What’s more, 46% of parents surveyed say they will retire later than originally planned due to this double burden. Of those who foresee themselves delaying retirement, 59% said they would keep working anywhere from three to seven years.

But it’s risky to assume you can delay your retirement, since the decision of when to stop working often isn’t within your control. A 2016 study by ProPublica that followed 20,000 workers over the age of 50 found that 56% of those employees were laid off at least once or left their jobs under “financially damaging circumstances” — meaning they were most likely pushed out by their employer rather than leaving voluntarily.

Parents who count on being able to delay their retirement may encounter other setbacks: Even if you find another job after being laid off, only one in 10 of the workers surveyed by ProPublica ever realized their full earning potential again. More than 50% of the households that experienced an interruption in employment continued for years with lower incomes than those who did not, and many never recovered their former salary levels.
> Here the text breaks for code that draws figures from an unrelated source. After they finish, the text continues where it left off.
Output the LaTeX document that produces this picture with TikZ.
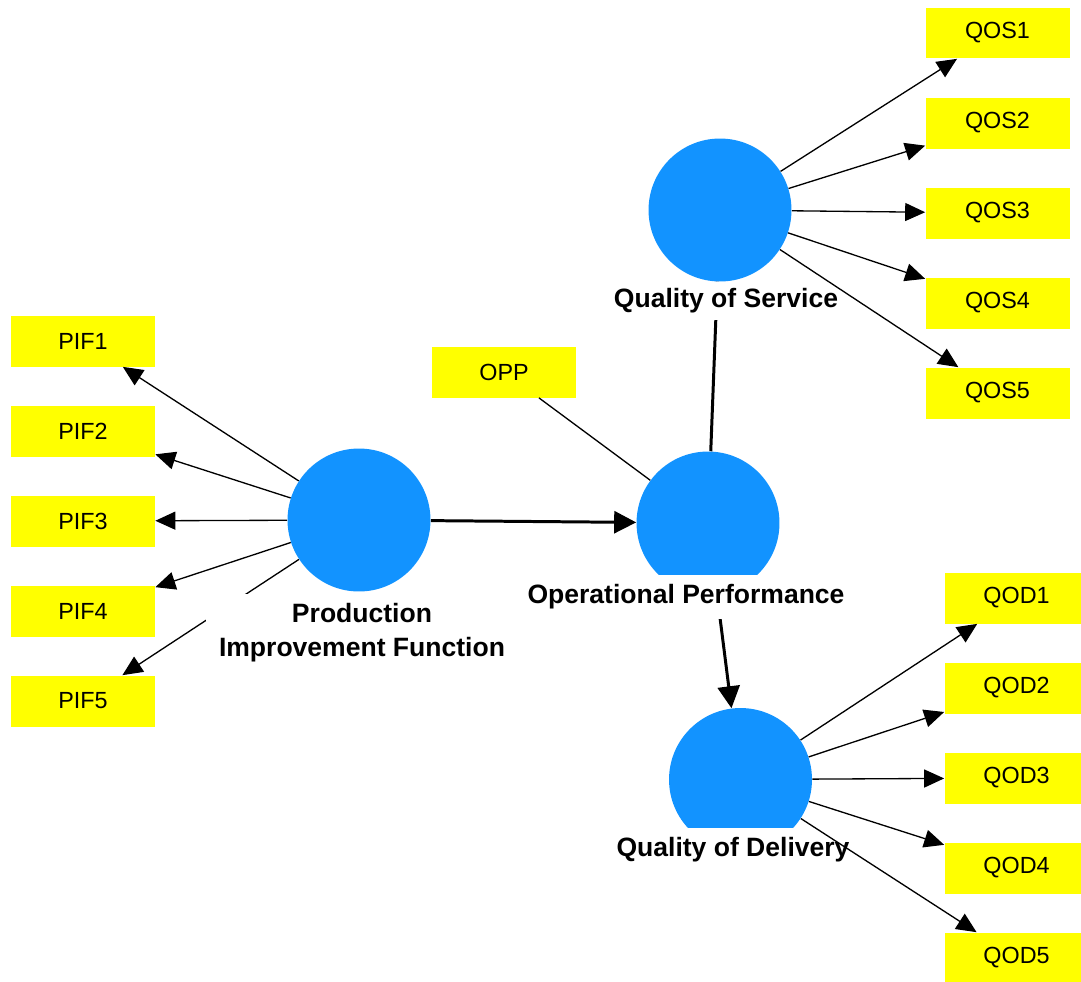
\documentclass[tikz,border=0pt]{standalone}
\usepackage{fontspec}
\setmainfont{Liberation Sans}
\usetikzlibrary{arrows.meta}
\definecolor{lvblue}{RGB}{18,147,255}
\definecolor{mvyellow}{RGB}{255,255,0}

\begin{document}
\begin{tikzpicture}[x=0.02cm,y=-0.02cm,latent/.style={circle, fill=lvblue, minimum size=2.86cm, inner sep=0pt},indicator/.style={fill=mvyellow, minimum width=2.88cm, minimum height=1.02cm, inner sep=0pt, font=\fontsize{13.3}{16}\selectfont},lvname/.style={fill=white, inner xsep=0.26cm, inner ysep=0.2cm, align=center, font=\bfseries\fontsize{15.1}{19.3}\selectfont},loading/.style={-{Triangle[length=0.4cm,width=0.36cm]}, line width=0.75pt},structural/.style={-{Triangle[length=0.44cm,width=0.44cm]}, line width=1.7pt},plainlink/.style={line width=0.75pt}]
\clip (0,0) rectangle (1081,981);
\node[latent] (pif) at (359,520) {}; \node[latent] (op) at (708,523) {};
\node[latent] (qos) at (720,210) {}; \node[latent] (qod) at (740.5,779.5) {};
\node[indicator] (pif1) at (83,341) {PIF1}; \node[indicator] (pif2) at (83,431) {PIF2}; \node[indicator] (pif3) at (83,521) {PIF3};
\node[indicator] (pif4) at (83,611) {PIF4}; \node[indicator] (pif5) at (83,701) {PIF5};
\node[indicator] (opp) at (504,372) {OPP};
\node[indicator] (qos1) at (997.5,33) {QOS1}; \node[indicator] (qos2) at (997.5,123) {QOS2}; \node[indicator] (qos3) at (997.5,213) {QOS3};
\node[indicator] (qos4) at (997.5,303) {QOS4}; \node[indicator] (qos5) at (997.5,393) {QOS5};
\node[indicator] (qod1) at (1016.5,598) {QOD1}; \node[indicator] (qod2) at (1016.5,688) {QOD2}; \node[indicator] (qod3) at (1016.5,778) {QOD3};
\node[indicator] (qod4) at (1016.5,868) {QOD4}; \node[indicator] (qod5) at (1016.5,958) {QOD5};
\draw[loading] (pif) -- (pif1); \draw[loading] (pif) -- (pif2); \draw[loading] (pif) -- (pif3); \draw[loading] (pif) -- (pif4); \draw[loading] (pif) -- (pif5);
\draw[structural] (pif) -- (op); \draw[plainlink] (opp) -- (op);
\draw[structural, -] (op) -- (qos); \draw[structural] (op) -- (qod);
\node[lvname] (pifname) at (362,633) {Production\\Improvement Function};
\node[lvname] (opname) at (686,597) {Operational Performance};
\node[lvname, inner ysep=0.14cm] (qosname) at (726,301) {Quality of Service};
\node[lvname] (qodname) at (733,850) {Quality of Delivery};
\draw[loading] (qos) -- (qos1); \draw[loading] (qos) -- (qos2); \draw[loading] (qos) -- (qos3); \draw[loading] (qos) -- (qos4); \draw[loading] (qos) -- (qos5);
\draw[loading] (qod) -- (qod1); \draw[loading] (qod) -- (qod2); \draw[loading] (qod) -- (qod3); \draw[loading] (qod) -- (qod4); \draw[loading] (qod) -- (qod5);
\end{tikzpicture}
\end{document}
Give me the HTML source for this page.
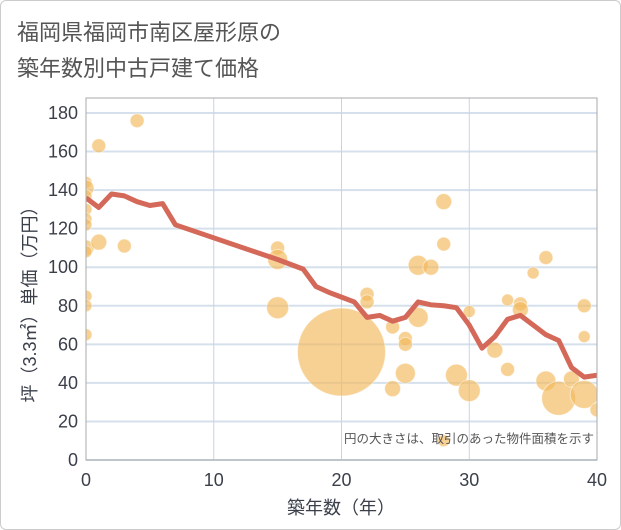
<!DOCTYPE html><html><head><meta charset="utf-8"><style>
body{margin:0;background:#fff;font-family:"Liberation Sans","Noto Sans CJK JP",sans-serif}
#wrap{width:619px;height:528px;border:1px solid #ccc;position:relative;border-radius:6px}
</style></head><body>
<div id="wrap">
<svg id="c" width="621" height="530" style="position:absolute;left:-1px;top:-1px"></svg>
</div>
<script>
const lineAges=[0,1,2,3,4,5,6,7,15,17,18,19,20,21,22,23,24,25,26,27,28,29,30,31,32,33,34,35,36,37,38,39,40];
const lineVals=[136,131,138,137,134,132,133,122,104,99,90,87,84.5,82,74,75,72,74,82,80.5,80,79,70,58,64,73,75,70,65,62,48,43,44];
const bubAges=[0,0,0,0,0,0,0,0,0,0,0,1,1,3,4,15,15,15,20,22,22,24,24,25,25,25,26,26,27,28,28,28,29,30,30,32,33,33,34,34,35,36,36,37,38,39,39,39,40];
const bubVals=[144,141,137,130,125,122,110,108,85,80,65,163,113,111,176,110,104,79,56,86,82,69,37,63,60,45,101,74,100,134,112,10,44,36,77,57,83,47,81,78,97,105,41,32,42,80,64,34,26];
const bubSizes=[6,8,6,6,6,6,8,6,6,6,6,7,8,7,7,7,10,11,44,7,7,7,8,7,7,10,10,10,8,8,7,6,11,11,6,8,6,7,7,8,6,7,10,17,8,7,6,14,7];
const xTicks=[0,10,20,30,40];const yTicks=[0,20,40,60,80,100,120,140,160,180];
const X0=86,X1=597,Y0=460,Y1=113;
const sx=v=>X0+(X1-X0)*v/40, sy=v=>Y0-(Y0-Y1)*v/180;
const s=document.getElementById('c'),NS='http://www.w3.org/2000/svg';
function el(t,a,p){const e=document.createElementNS(NS,t);for(const k in a)e.setAttribute(k,a[k]);(p||s).appendChild(e);return e;}
const defs=el('defs',{});const cp=el('clipPath',{id:'pc'},defs);el('rect',{x:X0,y:Y1-15,width:X1-X0,height:Y0-Y1+15},cp);
let t=el('text',{x:17,y:40,'font-size':22,fill:'#555'});t.textContent='福岡県福岡市南区屋形原の';

t=el('text',{x:17,y:76,'font-size':22,fill:'#555'});t.textContent='築年数別中古戸建て価格';

const g=el('g',{});
yTicks.forEach(v=>{el('line',{x1:X0,x2:X1,y1:sy(v),y2:sy(v),stroke:'#d5e0ec','stroke-width':2},g);
const tx=el('text',{x:X0-8,y:sy(v)+6,'font-size':18,fill:'#3a3f4a','text-anchor':'end'});tx.textContent=v;
});
xTicks.forEach(v=>{el('line',{x1:sx(v),x2:sx(v),y1:Y1-15,y2:Y0,stroke:'#c8d4e2','stroke-width':1},g);
const tx=el('text',{x:sx(v),y:Y0+26,'font-size':18,fill:'#3a3f4a','text-anchor':'middle'});tx.textContent=v;
});
const bg=el('g',{'clip-path':'url(#pc)'});
bubAges.forEach((a,i)=>{const c=el('circle',{cx:sx(a),cy:sy(bubVals[i]),r:bubSizes[i],fill:'#f2b85a','fill-opacity':0.65,stroke:'#fff','stroke-opacity':0.5},bg);
});
const lg=el('g',{'clip-path':'url(#pc)'});
const p=el('polyline',{points:lineAges.map((a,i)=>sx(a)+','+sy(lineVals[i])).join(' '),fill:'none',stroke:'#d4695a','stroke-width':5,'stroke-linejoin':'round'},lg);

const fr=el('rect',{x:X0,y:Y1-15,width:X1-X0,height:Y0-Y1+15,fill:'none',stroke:'#aaa'});

t=el('text',{x:594,y:443,'font-size':12.5,fill:'#555','text-anchor':'end'});t.textContent='円の大きさは、取引のあった物件面積を示す';

t=el('text',{x:341,y:514,'font-size':18,fill:'#3a3f4a','text-anchor':'middle'});t.textContent='築年数（年）';

t=el('text',{x:0,y:0,'font-size':18,fill:'#3a3f4a','text-anchor':'middle',transform:'translate(36,300) rotate(-90)'});t.textContent='坪（3.3㎡）単価（万円）';

</script></body></html>
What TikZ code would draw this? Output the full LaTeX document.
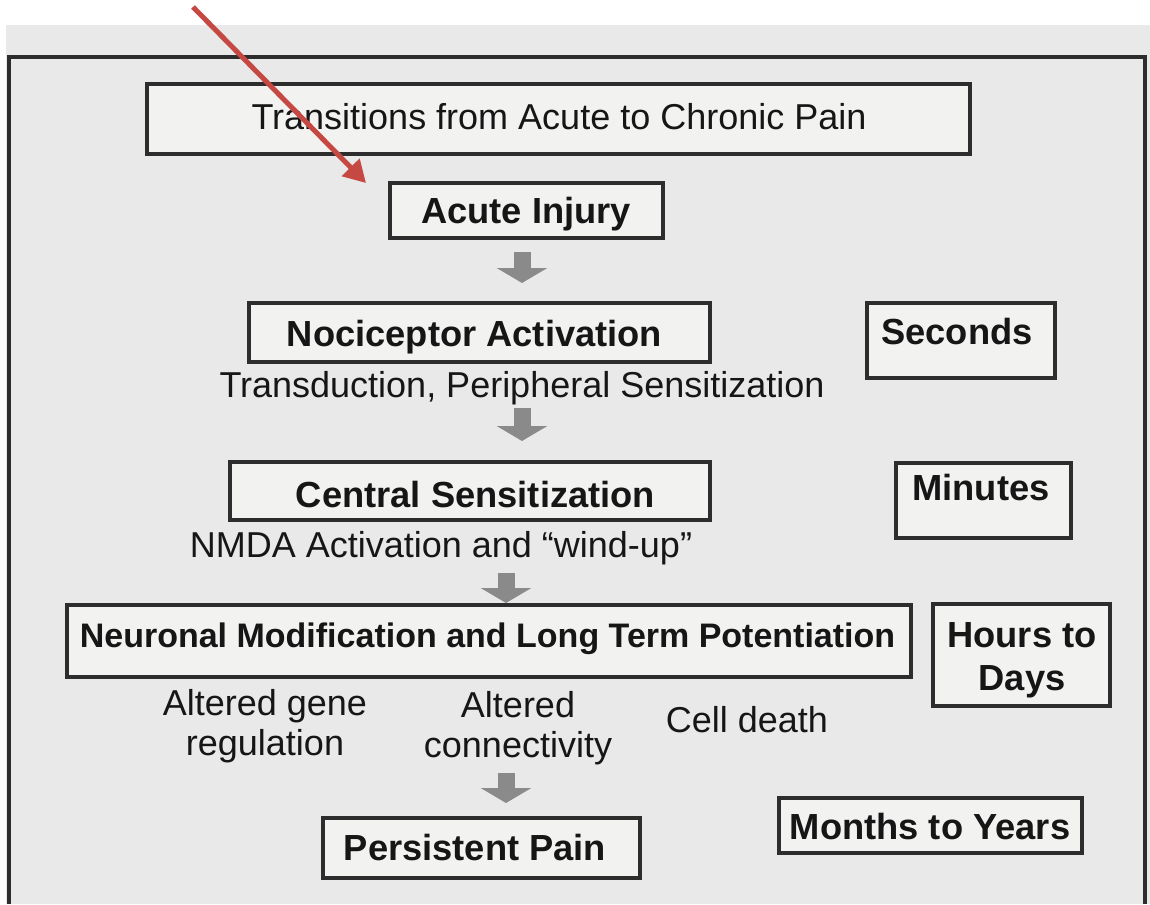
\documentclass[tikz,border=0pt]{standalone}
\usepackage{fontspec}
\setmainfont{Liberation Sans}
\usetikzlibrary{arrows.meta}
\definecolor{paper}{RGB}{232,233,232}
\definecolor{boxfill}{RGB}{242,242,241}
\definecolor{ink}{RGB}{22,22,22}
\definecolor{frameline}{RGB}{45,45,45}
\definecolor{flowgrey}{RGB}{138,138,138}
\definecolor{pointer}{RGB}{198,72,66}
\tikzset{
  stagebox/.style={draw=frameline, line width=3.2pt, fill=boxfill, inner sep=0pt},
  plain/.style={font=\fontsize{36}{40}\selectfont, text=ink, inner sep=0pt, anchor=base},
  heavy/.style={font=\fontsize{36.3}{43}\selectfont\bfseries, text=ink, inner sep=0pt, anchor=base},
  flow/.style={draw=flowgrey, line width=17pt, -{Triangle[length=15pt,width=50pt]}},
  redpointer/.style={draw=pointer, line width=5pt, -{Triangle[length=22pt,width=24pt]}}
}
\begin{document}
\begin{tikzpicture}[x=1pt,y=-1pt]
\useasboundingbox (0,0) rectangle (1150,904);
% page background and outer frame
\fill[white] (0,0) rectangle (1150,904);
\fill[paper] (6,25) rectangle (1150,904);
\draw[frameline, line width=3.2pt] (9,904) -- (9,57) -- (1145,57) -- (1145,904);

% boxes
\node[stagebox, minimum width=823pt, minimum height=70pt] (title)   at (558.5,119)  {};
\node[stagebox, minimum width=273pt, minimum height=55pt] (acute)   at (526.5,210.5) {};
\node[stagebox, minimum width=461pt, minimum height=59pt] (noci)    at (479.5,332.5) {};
\node[stagebox, minimum width=480pt, minimum height=58pt] (central) at (470,491)    {};
\node[stagebox, minimum width=844pt, minimum height=72pt] (neuro)   at (489,641)    {};
\node[stagebox, minimum width=317pt, minimum height=60pt] (persist) at (481.5,848)  {};
\node[stagebox, minimum width=188pt, minimum height=75pt] (seconds) at (961,340.5)  {};
\node[stagebox, minimum width=175pt, minimum height=75pt] (minutes) at (983.5,500.5) {};
\node[stagebox, minimum width=177pt, minimum height=102pt] (hours)  at (1021.5,655) {};
\node[stagebox, minimum width=303pt, minimum height=55pt] (months)  at (930.5,825.5) {};

% texts (multi-line nodes sit on the baseline of their last line)
\node[plain] (titletxt)   at (559,130)   {Transitions from Acute to Chronic Pain};
\node[heavy] (acutetxt)   at (526,223)   {Acute Injury};
\node[heavy] (nocitxt)    at (474.5,346) {Nociceptor Activation};
\node[plain] (transtxt)   at (522,397)   {Transduction, Peripheral Sensitization};
\node[heavy] (centraltxt) at (475.5,507) {Central Sensitization};
\node[plain] (nmdatxt)    at (441,557)   {NMDA Activation and “wind-up”};
\node[heavy] (sectxt)     at (957,344)   {Seconds};
\node[heavy] (mintxt)     at (981,500)   {Minutes};
\node[heavy, font=\fontsize{34}{40}\selectfont\bfseries] (neurotxt) at (487.5,647)
  {Neuronal Modification and Long Term Potentiation};
\node[heavy, align=center] (hourstxt) at (1022,690) {Hours to\\Days};
\node[plain, align=center] (genetxt) at (265,755) {Altered gene\\regulation};
\node[plain, align=center] (conntxt) at (518,757) {Altered\\connectivity};
\node[plain] (deathtxt)   at (747,732)   {Cell death};
\node[heavy] (persisttxt) at (475,860)   {Persistent Pain};
\node[heavy] (monthstxt)  at (930,839)   {Months to Years};

% grey flow arrows between the stages
\draw[flow] (522,252) -- (522,283);
\draw[flow] (522,408) -- (522,441);
\draw[flow] (506,573) -- (506,603);
\draw[flow] (506,773) -- (506,803);

% red pointer onto the first stage
\coordinate (pstart) at (193,7);
\coordinate (pend) at (366,183);
\draw[redpointer] (pstart) -- (pend);
\end{tikzpicture}
\end{document}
So don’t put off saving for retirement until you’re in your 50s and possibly making less money than you bargained for — you may end up having to sacrifice the amount you sock away in the form of smaller 401(k) or IRA contributions, forgoing your future quality of life to pay off education debt in the present.

Overall, the ProPublica study found that, thanks to a combination of age-related layoffs, involuntary departures due to deteriorating work conditions (such as being demoted or given less responsibility) and burgeoning health problems, almost two-thirds of Americans over 50 are pushed out of full-time work.

Insecure working conditions and burdensome loans are a tricky combination that could result in many American parents under-saving for retirement.

Finding ways to make your money last is more important than ever as lifespans and health care costs increase . If you’re concerned about hitting your retirement goals, do some research on financial products like income annuities and other alternative ways to stretch your hard-earned dollars.

It’s easy to get caught up in the emotional aspect of sending your children to college — you want to provide your offspring with the best opportunities possible and may feel guilty if you don’t — but there are some basic mistakes to avoid if you plan to pay their tuition or take out loans on their behalf, according to Jill Schlesinger, a financial planner, CBS News analyst and author of the new book The Dumb Things Smart People Do with Their Money. Among them, don’t over-borrow to send your child to a brand name school. After all, it doesn’t help your kids if you put your family in a risky financial situation. You should also map out what you can actually afford ahead of time. Be honest with your children about what your financial limits are to manage their expectations, says Schlesinger.

Joe DePaulo, CEO and Co-Founder of College Ave Student Loans, advises parents to examine all payment options. “First, take a close look at your student’s financial aid award letter,” he says in an email message. “If you feel that this doesn’t accurately represent your family’s financial situation, reach out to the financial aid office. Our same survey found that of those families who received financial aid award letters, 17% appealed with more than half (58%) of them being successful in receiving more aid.” And remember, DePaulo cautions, if you co-sign a private student loan, you are equally responsible for that amount.

The bottom line? Financial advisors generally recommend saving at least 10% of your income to adequately prepare for three or four decades of life after work, so try not to shortchange yourself by getting caught in a debt squeeze.